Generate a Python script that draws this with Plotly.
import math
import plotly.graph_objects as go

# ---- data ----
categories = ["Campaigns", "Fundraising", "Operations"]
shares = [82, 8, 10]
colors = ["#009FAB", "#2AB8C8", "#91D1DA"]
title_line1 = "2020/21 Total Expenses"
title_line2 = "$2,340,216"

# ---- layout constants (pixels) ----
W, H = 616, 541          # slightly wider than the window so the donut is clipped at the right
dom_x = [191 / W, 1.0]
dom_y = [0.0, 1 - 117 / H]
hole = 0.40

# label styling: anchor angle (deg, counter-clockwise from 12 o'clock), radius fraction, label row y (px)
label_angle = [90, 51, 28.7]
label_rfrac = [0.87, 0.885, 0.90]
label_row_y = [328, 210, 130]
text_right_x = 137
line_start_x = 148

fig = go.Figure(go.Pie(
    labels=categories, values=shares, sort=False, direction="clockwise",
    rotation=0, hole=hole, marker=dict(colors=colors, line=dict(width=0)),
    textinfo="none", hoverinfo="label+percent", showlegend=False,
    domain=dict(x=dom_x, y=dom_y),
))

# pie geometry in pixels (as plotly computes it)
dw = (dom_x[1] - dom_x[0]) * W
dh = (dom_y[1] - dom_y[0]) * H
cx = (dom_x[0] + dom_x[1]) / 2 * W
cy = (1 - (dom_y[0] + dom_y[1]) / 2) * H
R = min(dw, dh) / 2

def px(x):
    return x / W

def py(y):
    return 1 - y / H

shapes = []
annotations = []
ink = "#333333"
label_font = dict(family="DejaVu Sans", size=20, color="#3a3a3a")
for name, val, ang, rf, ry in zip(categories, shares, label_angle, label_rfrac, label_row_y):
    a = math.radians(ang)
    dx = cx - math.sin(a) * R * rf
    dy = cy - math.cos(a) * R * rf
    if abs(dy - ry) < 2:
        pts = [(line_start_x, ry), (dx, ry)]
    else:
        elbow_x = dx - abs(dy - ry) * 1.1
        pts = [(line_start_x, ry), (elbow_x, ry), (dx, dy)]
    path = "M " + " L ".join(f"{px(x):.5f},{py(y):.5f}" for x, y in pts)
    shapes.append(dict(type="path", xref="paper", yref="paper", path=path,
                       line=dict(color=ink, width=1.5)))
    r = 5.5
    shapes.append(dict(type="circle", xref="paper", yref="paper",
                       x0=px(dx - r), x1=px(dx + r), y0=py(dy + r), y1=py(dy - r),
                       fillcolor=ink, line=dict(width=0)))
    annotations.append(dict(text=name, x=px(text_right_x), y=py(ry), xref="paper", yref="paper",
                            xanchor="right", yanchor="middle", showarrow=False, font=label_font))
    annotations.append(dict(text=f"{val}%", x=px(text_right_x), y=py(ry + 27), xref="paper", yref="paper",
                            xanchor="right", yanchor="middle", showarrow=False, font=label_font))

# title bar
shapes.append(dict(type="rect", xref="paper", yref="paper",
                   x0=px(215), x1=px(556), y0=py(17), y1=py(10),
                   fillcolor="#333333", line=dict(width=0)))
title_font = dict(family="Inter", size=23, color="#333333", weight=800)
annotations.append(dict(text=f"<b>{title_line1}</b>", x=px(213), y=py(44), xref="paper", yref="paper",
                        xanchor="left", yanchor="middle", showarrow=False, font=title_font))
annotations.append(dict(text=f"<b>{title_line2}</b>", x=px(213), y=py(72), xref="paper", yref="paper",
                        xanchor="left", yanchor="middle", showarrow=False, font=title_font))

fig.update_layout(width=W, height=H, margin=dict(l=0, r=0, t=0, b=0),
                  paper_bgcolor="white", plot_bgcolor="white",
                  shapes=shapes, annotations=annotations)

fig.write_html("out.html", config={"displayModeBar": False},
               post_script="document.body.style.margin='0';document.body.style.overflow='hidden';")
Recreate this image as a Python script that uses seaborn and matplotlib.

◇ ◇ ◇ ◇ ◇ ◇ ◇

Prompt:
Return the entries in full, keeping every line exactly as it is.

Written response:
Generate a Python script that draws this with Plotly.
import math
import plotly.graph_objects as go

# ---- data ----
categories = ["Campaigns", "Fundraising", "Operations"]
shares = [82, 8, 10]
colors = ["#009FAB", "#2AB8C8", "#91D1DA"]
title_line1 = "2020/21 Total Expenses"
title_line2 = "$2,340,216"

# ---- layout constants (pixels) ----
W, H = 616, 541          # slightly wider than the window so the donut is clipped at the right
dom_x = [191 / W, 1.0]
dom_y = [0.0, 1 - 117 / H]
hole = 0.40

# label styling: anchor angle (deg, counter-clockwise from 12 o'clock), radius fraction, label row y (px)
label_angle = [90, 51, 28.7]
label_rfrac = [0.87, 0.885, 0.90]
label_row_y = [328, 210, 130]
text_right_x = 137
line_start_x = 148

fig = go.Figure(go.Pie(
    labels=categories, values=shares, sort=False, direction="clockwise",
    rotation=0, hole=hole, marker=dict(colors=colors, line=dict(width=0)),
    textinfo="none", hoverinfo="label+percent", showlegend=False,
    domain=dict(x=dom_x, y=dom_y),
))

# pie geometry in pixels (as plotly computes it)
dw = (dom_x[1] - dom_x[0]) * W
dh = (dom_y[1] - dom_y[0]) * H
cx = (dom_x[0] + dom_x[1]) / 2 * W
cy = (1 - (dom_y[0] + dom_y[1]) / 2) * H
R = min(dw, dh) / 2

def px(x):
    return x / W

def py(y):
    return 1 - y / H

shapes = []
annotations = []
ink = "#333333"
label_font = dict(family="DejaVu Sans", size=20, color="#3a3a3a")
for name, val, ang, rf, ry in zip(categories, shares, label_angle, label_rfrac, label_row_y):
    a = math.radians(ang)
    dx = cx - math.sin(a) * R * rf
    dy = cy - math.cos(a) * R * rf
    if abs(dy - ry) < 2:
        pts = [(line_start_x, ry), (dx, ry)]
    else:
        elbow_x = dx - abs(dy - ry) * 1.1
        pts = [(line_start_x, ry), (elbow_x, ry), (dx, dy)]
    path = "M " + " L ".join(f"{px(x):.5f},{py(y):.5f}" for x, y in pts)
    shapes.append(dict(type="path", xref="paper", yref="paper", path=path,
                       line=dict(color=ink, width=1.5)))
    r = 5.5
    shapes.append(dict(type="circle", xref="paper", yref="paper",
                       x0=px(dx - r), x1=px(dx + r), y0=py(dy + r), y1=py(dy - r),
                       fillcolor=ink, line=dict(width=0)))
    annotations.append(dict(text=name, x=px(text_right_x), y=py(ry), xref="paper", yref="paper",
                            xanchor="right", yanchor="middle", showarrow=False, font=label_font))
    annotations.append(dict(text=f"{val}%", x=px(text_right_x), y=py(ry + 27), xref="paper", yref="paper",
                            xanchor="right", yanchor="middle", showarrow=False, font=label_font))

# title bar
shapes.append(dict(type="rect", xref="paper", yref="paper",
                   x0=px(215), x1=px(556), y0=py(17), y1=py(10),
                   fillcolor="#333333", line=dict(width=0)))
title_font = dict(family="Inter", size=23, color="#333333", weight=800)
annotations.append(dict(text=f"<b>{title_line1}</b>", x=px(213), y=py(44), xref="paper", yref="paper",
                        xanchor="left", yanchor="middle", showarrow=False, font=title_font))
annotations.append(dict(text=f"<b>{title_line2}</b>", x=px(213), y=py(72), xref="paper", yref="paper",
                        xanchor="left", yanchor="middle", showarrow=False, font=title_font))

fig.update_layout(width=W, height=H, margin=dict(l=0, r=0, t=0, b=0),
                  paper_bgcolor="white", plot_bgcolor="white",
                  shapes=shapes, annotations=annotations)

fig.write_html("out.html", config={"displayModeBar": False},
               post_script="document.body.style.margin='0';document.body.style.overflow='hidden';")
Recreate this image as a Python script that uses seaborn and matplotlib.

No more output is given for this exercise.